The leader of the Irish Catholic Church, Archbishop Eamon Martin, said: "As a Catholic Church leader in Ireland it is I who now feel embarrassed and guilty over the way in which we in the Church contributed to, and bolstered, that culture of concealment, condemnation, and self-righteousness.

"For that I am truly sorry and ask the forgiveness of survivors," he added. 

Media caption,

Arlene Foster said everything must be done to bring "the truth into the open"

The report, which runs to almost 550 pages, was commissioned by the Department of Health in 2018 and assessed the period from 1922 to 1990.

It examined eight mother and baby homes, a number of former workhouses, four Magdalene Laundries and sought personal testimony from women and children with "lived experience" of the institutions.

Mother-and-baby institutions housed women and girls who became pregnant outside marriage.

The laundries were Catholic-run workhouses that operated across the island of Ireland.

What are the report's key findings?

  • It describes as a "conservative estimate" that over 10,500 women and girls entered the homes between 1922 and 1990
  • The majority of them were from NI (86%), with the remainder from the Republic of Ireland and Great Britain
  • About a third of those admitted were under the age of 19, with the youngest child to be admitted aged 12
  • A number were the victims of sexual crime, including rape and incest
  • Living conditions and care for residents were recorded in little detail but personal testimonies revealed "strenuous physical labour" being expected of them late into their pregnancies
  • It is "indisputable" that there was "considerable movement" of babies from some of the homes in NI to the Republic of Ireland

Mrs Foster said it was with "huge regret" that society acknowledged the pain of those experiences and the hurt caused to women and girls resident in the institutions.

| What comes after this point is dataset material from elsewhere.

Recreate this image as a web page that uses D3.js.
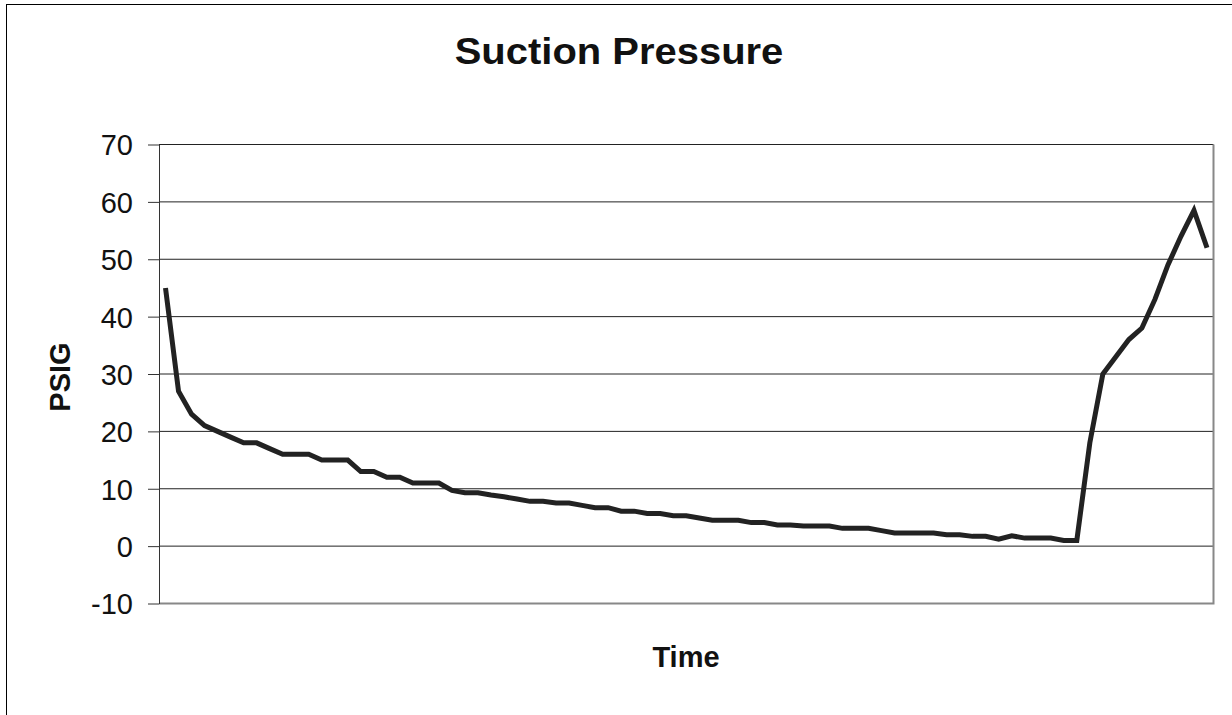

"We want to offer our personal thanks to those women and now their adult children who came forward to contribute to the research - your voices were silenced for so many years," said the first minister.

"That was a significant wrong, and as a society we must acknowledge this and do all we can to bring the truth of your experience into the open."

The first and deputy first ministers met with victims and survivors on Tuesday to brief them on the report, and said they would be given opportunity to take part in work to define the aims of the investigation and how it should operate.

Deputy First Minister Michelle O'Neill said survivors of the institutions had been "failed on every level".

"We recognise how sensitive this issue is and how raw the pain still felt by all who suffered," she added.

"We must move forward carefully and respectfully and ensure that at all times the voices of those survivors and their now adult children are at the centre of this process."

'Giving power back to victims'

Judith Gillespie, who chaired the executive's independent inter-departmental working group on the issue, said she hoped the report would "shine a light on a shameful chapter of our past".

She said a public inquiry was "not off the table" and insisted survivors would have "agency in the process".

"This is a group that have had power and choice taken away from them for so long and now we're giving them the choice back, as to what they really want."

Ms Gillespie said she understood that setting up the investigation within six months might seem like an unnecessary delay, but added that it was "better to get it right than rush and get it wrong".

The publication of the report in Northern Ireland comes after a similar investigation into mother-and-baby homes and laundries in the Republic of Ireland, which prompted an apology from Taoiseach (Irish prime minister) Mícheál Martin.

This report found an "appalling level of infant mortality".

About 9,000 children died in the 18 institutions which were investigated.

Mr Martin said there had been "profound and generational wrong", adding it was a "dark, difficult and shameful chapter" of Irish history.

Following the report's publication, Mrs Foster and Ms O'Neill met the Irish Children's Minister Roderic O'Gorman.

They said there was a need for the executive and the Irish government to work together in sharing information and to support survivors.